Quelle Infografiken: Plattform Lernende Systeme
Arbeitsplatznahes Lernen
Die Unternehmensbefragung der Plattform Lernende Systeme zeigt, dass durch den Einsatz von KI-Systemen nicht weniger Arbeit anfallen wird. Nur etwa ein Fünftel der befragten Unternehmen gab an, dass sie einen Wegfall von Aufgaben erwarten. Etwa die Hälfte der Unternehmen geht davon aus, dass neue Anforderungen hinzukommen. Mehrheitlich wurde damit gerechnet, dass sich die Tätigkeiten der Beschäftigten durch den Einsatz von KI verändern werden und dadurch erheblicher Weiterbildungsbedarf besteht. Qualifikationslücken sehen die Befragten insbesondere bei Fach- und Führungskräften. Die nötige Weiterbildung von gering Qualifizierten darf allerdings nicht unterschätzt werden.

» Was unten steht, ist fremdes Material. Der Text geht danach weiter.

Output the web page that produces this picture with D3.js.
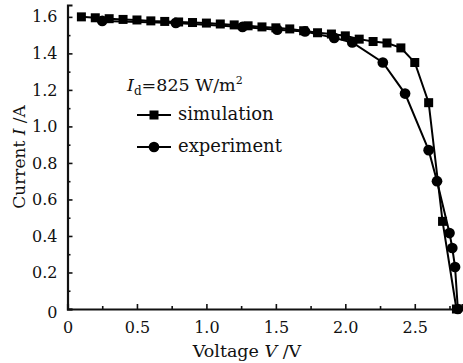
<!DOCTYPE html>
<html>
<head>
<meta charset="utf-8">
<script src="https://cdn.jsdelivr.net/npm/d3@7"></script>
<style>
  html, body { margin: 0; padding: 0; background: #fff; }
  svg { display: block; }
  text { font-family: "DejaVu Serif", "Liberation Serif", serif; fill: #111; }
</style>
</head>
<body>
<svg id="chart" width="463" height="363"></svg>
<script>
const simVoltage = [0.1, 0.2, 0.3, 0.4, 0.5, 0.6, 0.7, 0.8, 0.9, 1.0, 1.1, 1.2, 1.3, 1.4,
  1.5, 1.6, 1.7, 1.8, 1.9, 2.0, 2.1, 2.2, 2.3, 2.4, 2.5, 2.6, 2.7, 2.8];
const simCurrent = [1.600, 1.595, 1.590, 1.586, 1.583, 1.578, 1.575, 1.572, 1.569, 1.566, 1.561, 1.556,
  1.551, 1.545, 1.540, 1.534, 1.524, 1.513, 1.506, 1.496, 1.478, 1.465, 1.457, 1.430, 1.350, 1.130, 0.480, 0];
const expVoltage = [0.25, 0.78, 1.26, 1.51, 1.71, 1.92, 2.05, 2.27, 2.43, 2.60, 2.66, 2.75, 2.77, 2.79, 2.81];
const expCurrent = [1.578, 1.567, 1.545, 1.530, 1.520, 1.485, 1.460, 1.350, 1.180, 0.870, 0.700, 0.416, 0.334, 0.230, 0];
const xMajor = [0, 0.5, 1.0, 1.5, 2.0, 2.5];
const xMinor = [0.25, 0.75, 1.25, 1.75, 2.25, 2.75];
const yMajor = [0, 0.2, 0.4, 0.6, 0.8, 1.0, 1.2, 1.4, 1.6];
const yMinor = [0.1, 0.3, 0.5, 0.7, 0.9, 1.1, 1.3, 1.5];

const svg = d3.select("#chart");
const margin = { left: 67.5, right: 1, top: 5, bottom: 54 };
const W = 463, H = 363;

const x = d3.scaleLinear().domain([0, 2.84]).range([margin.left, W - margin.right]);
const y = d3.scaleLinear().domain([0, 1.665]).range([H - margin.bottom, margin.top]);

const simData = simVoltage.map((v, i) => ({ v, c: simCurrent[i] }));
const expData = expVoltage.map((v, i) => ({ v, c: expCurrent[i] }));

// axes
const gx = svg.append("g").attr("transform", `translate(0,${y(0)})`);
gx.call(d3.axisBottom(x).tickValues(xMajor).tickSize(-5).tickPadding(10)
  .tickFormat(d => d === 0 ? "0" : d3.format(".1f")(d)));
gx.append("g").call(d3.axisBottom(x).tickValues(xMinor).tickSize(-3).tickFormat(""))
  .call(g => g.select(".domain").remove());
gx.selectAll("text").attr("font-size", 16).attr("dy", "0.9em");

const gy = svg.append("g").attr("transform", `translate(${x(0)},0)`);
gy.call(d3.axisLeft(y).tickValues(yMajor).tickSize(-5).tickPadding(10)
  .tickFormat(d => d === 0 ? "0" : d3.format(".1f")(d)));
gy.append("g").call(d3.axisLeft(y).tickValues(yMinor).tickSize(-3).tickFormat(""))
  .call(g => g.select(".domain").remove());
gy.selectAll("text").attr("font-size", 16);
gy.selectAll(".tick text").filter(d => d === 0).attr("dy", "0.55em");

svg.selectAll(".domain").attr("stroke", "#111").attr("stroke-width", 2.2);
svg.selectAll(".tick line").attr("stroke", "#111").attr("stroke-width", 1.6);
svg.selectAll(".tick text").attr("fill", "#111").attr("font-family", "DejaVu Serif");

// axis titles
const xt = svg.append("text").attr("x", 247).attr("y", 357).attr("text-anchor", "middle").attr("font-size", 17.5);
xt.append("tspan").text("Voltage ");
xt.append("tspan").attr("font-style", "italic").text("V");
xt.append("tspan").text(" /V");

const yt = svg.append("text").attr("transform", "translate(25,157) rotate(-90)")
  .attr("text-anchor", "middle").attr("font-size", 17);
yt.append("tspan").text("Current ");
yt.append("tspan").attr("font-style", "italic").text("I");
yt.append("tspan").text(" /A");

// lines
const line = d3.line().x(d => x(d.v)).y(d => y(d.c));
svg.append("path").datum(simData).attr("d", line).attr("fill", "none").attr("stroke", "#000").attr("stroke-width", 2);
svg.append("path").datum(expData).attr("d", line).attr("fill", "none").attr("stroke", "#000").attr("stroke-width", 2);

const sq = 9;
svg.append("g").selectAll("rect").data(simData).join("rect")
  .attr("x", d => x(d.v) - sq / 2).attr("y", d => y(d.c) - sq / 2)
  .attr("width", sq).attr("height", sq).attr("fill", "#000");

const dot = d3.symbol().type(d3.symbolCircle).size(90);
svg.append("g").selectAll("path").data(expData).join("path")
  .attr("transform", d => `translate(${x(d.v)},${y(d.c)})`)
  .attr("d", dot).attr("fill", "#000");

// legend
const lg = svg.append("g");
const t0 = lg.append("text").attr("x", 127).attr("y", 91).attr("font-size", 17.5);
t0.append("tspan").attr("font-style", "italic").text("I");
t0.append("tspan").attr("font-size", 12).attr("dy", 4).text("d");
t0.append("tspan").attr("dy", -4).text("=825 W/m");
t0.append("tspan").attr("font-size", 11).attr("dy", -7).text("2");

lg.append("line").attr("x1", 137).attr("x2", 171).attr("y1", 115).attr("y2", 115).attr("stroke", "#000").attr("stroke-width", 2);
lg.append("rect").attr("x", 154 - sq / 2).attr("y", 115 - sq / 2).attr("width", sq).attr("height", sq).attr("fill", "#000");
lg.append("text").attr("x", 178).attr("y", 120).attr("font-size", 18).text("simulation");

lg.append("line").attr("x1", 137).attr("x2", 171).attr("y1", 147).attr("y2", 147).attr("stroke", "#000").attr("stroke-width", 2);
lg.append("path").attr("transform", "translate(154,147)").attr("d", dot).attr("fill", "#000");
lg.append("text").attr("x", 178).attr("y", 152).attr("font-size", 18).text("experiment");
</script>
</body>
</html>
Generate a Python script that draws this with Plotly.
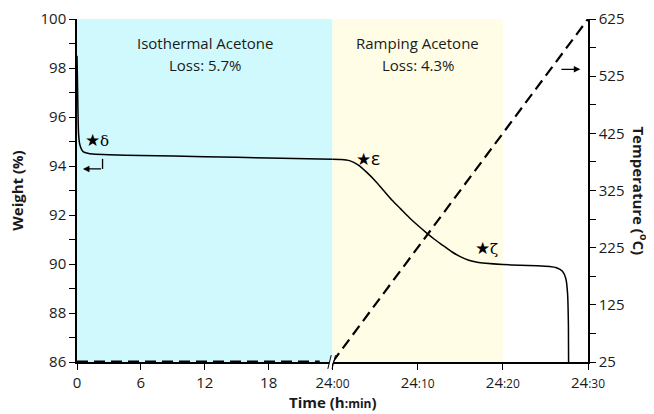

Für Unternehmen bestehen zwei herkömmliche Wege, die Qualifizierung in den KI-Kompetenzen in ihrem Betrieb zu stärken. Zum einen können sie qualifizierten Nachwuchs oder erfahrene Experti:nnen auf den Arbeitsmärkten rekrutieren. Zum anderen besteht die Möglichkeit, durch innerbetriebliche Fortbildungen die betreffenden Kompetenzen im bestehenden Personal zu fördern.
Viele Unternehmen legen Wert auf die Integration von arbeitsplatznahem Lernen und Handeln. Für die KIQualifizierung eignen sich besonders Seminare am Standort der Beschäftigten und aufgabenspezifische „Onthe-job-trainings“, also Ausbildung, die durch stetiges Lernen und praktische Erfahrungen am Arbeitsplatz erfolgt. Geeignete Technologien der Wissensvermittlung wie Virtual Reality-Anwendungen unterstützen diesen Ansatz. Des Weiteren kann auf das umfangreiche Angebot an Online-Kursen und -Schulungen zurückgegriffen werden. Insbesondere öffentliche Einrichtungen bieten Hilfestellungen für die Transformation in die Arbeitswelt im KI-Zeitalter. Erleichternd für die KI-Qualifizierung ist, dass Beschäftigte hier eine hohe intrinsische Motivation zur Weiterbildung haben, wohl auch wegen der exzellenten Karrierechancen. Die Kompetenzentwicklung in Sachen KI ist also sowohl eine Bereicherung für Unternehmen als auch für die Beschäftigten.